Two Sides of The Equation
I am a big believer in looking at both sides of the equation to determine what the proper course of action is. Sadly, few seem to have this ability because they opt to only focus upon what they are conditioned to believe. This is as true in personal finances as it is in politics. Tunnel vision is something that we all need to be mindful of if we are going to uncover our proper path of action.
At this time, I am not even going to offer up a solution to the United States' fiscal cliff. There are much brighter people (well that might be debatable) who are paid good tax dollars to figure this stuff out. Personally, I would feel more comfortable with a bunch of 23 year old men and women than what is presently there. Nevertheless, I am certain we will see more bickering with each party holding to its' core position.
The one solution I can offer up is regarding the income statement. One of the fundamentals in wealthy building is the ability to read and understand financial statements. Without this ability, one is destined to walk aimlessly through financial affairs. When this happens, people who thought they were doing well suddenly find out they were not. One of the most basic tools is the income statement.
For those unfamiliar, basically the income statement measures incoming and outgoing money. The goal is to determine whether a profit or a loss was made during a specific period of time. All expenses are deducted from the income to arrive at the profit or loss for that time frame. Once that is done, different periods are compared to see if a company (or individual) is improving or not. This is valuable information.
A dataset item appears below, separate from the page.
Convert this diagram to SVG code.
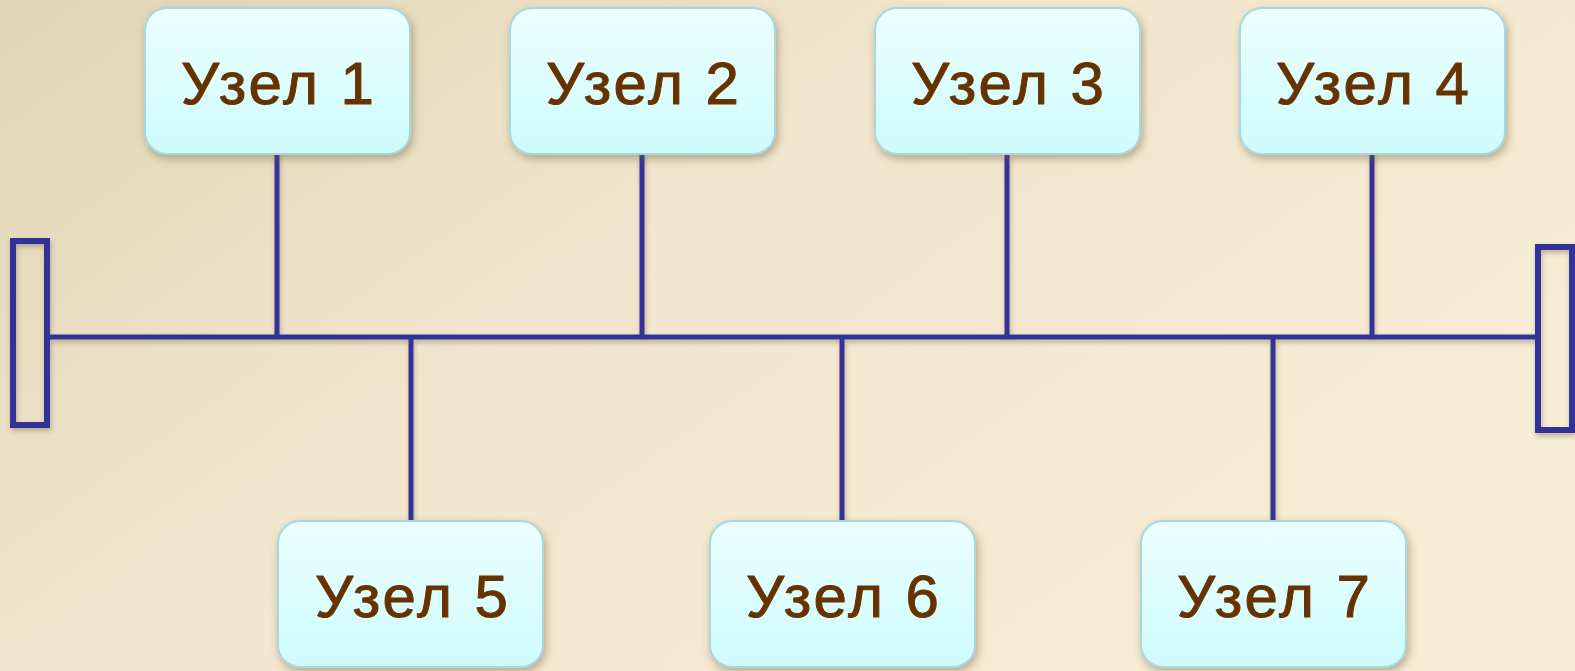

Notice how there are two parts which this financial tool focuses upon. Income and expenditures are both tracked. Businesses think nothing of this but individuals exist in a different realm. If you are to create wealth in your life, it is crucial you understand and are willing to concentrate on expenses as well as income.
I Want A Raise
How many times do hear this uttered? It is commonplace for employees to complain they are not paid enough and want more money. Certainly, this might be a factual complaint depending upon the situation. Many people do outstanding work which is deserving of greater pay. Nevertheless, it is important to realize this solves nothing.
I am going to guess that if you asked 100 people whether they would like to increase their income by 10%, you would get a unanimous answer of yes. There is not a single person who instantly would not like 10% more money in his or her paycheck. It only makes sense that if one wants to get ahead, earning more money is how that is done.
Or is it? Bringing in more money is a component to increasing one's wealth. When more money is earned, there is the possibility that the income statement will improve. I write possibility because most people realize that when more money is earned, the tendency to spent more also emerges. Hence, instead of improving the income statement (expenses deducted from income), the bottom line remains the same at best. In a fair number of cases, the person actually spends incrementally more money than was earned in the raise through credit.
Another way to look at the situation is to go back to those same 100 people and ask them if they would like to cut their expenses by 10%. Obviously, the answer is going to differ greatly. Few people are willing to cut their spending. Yes they want more money but the idea of cutting back does not register as a gain in their minds. This is in accordance with one who does not understand the income statement.
The fundamental truth is that if one wants to amass wealth, spending needs to be curtailed. If you look at the net effect on the income statement, you understand why this is so. As one reduces expenses, the net at the end increases even if income remains the same. We see this in business when layoffs are announced in response to flat or declining sales. Yet individuals rarely take this approach when looking at their own budgets.
It is best to remember that both income and expenses are important components to building wealth. Definitely, we all want to receive more money regardless of the source. However, that is something that is often out of our control. The one aspect that is within our power is the amount that is outgoing. While there are certain facts of life like shelter, food, clothing, and the expense that goes along with that, there is also a great deal of discretionary spending in every household. It is important that you get this aspect of your life under control. This is where many people turn a net profit into a net loss (or break even). Reduce your spending and invest the savings. This is the key to being rich. Everything else falls in line behind this idea.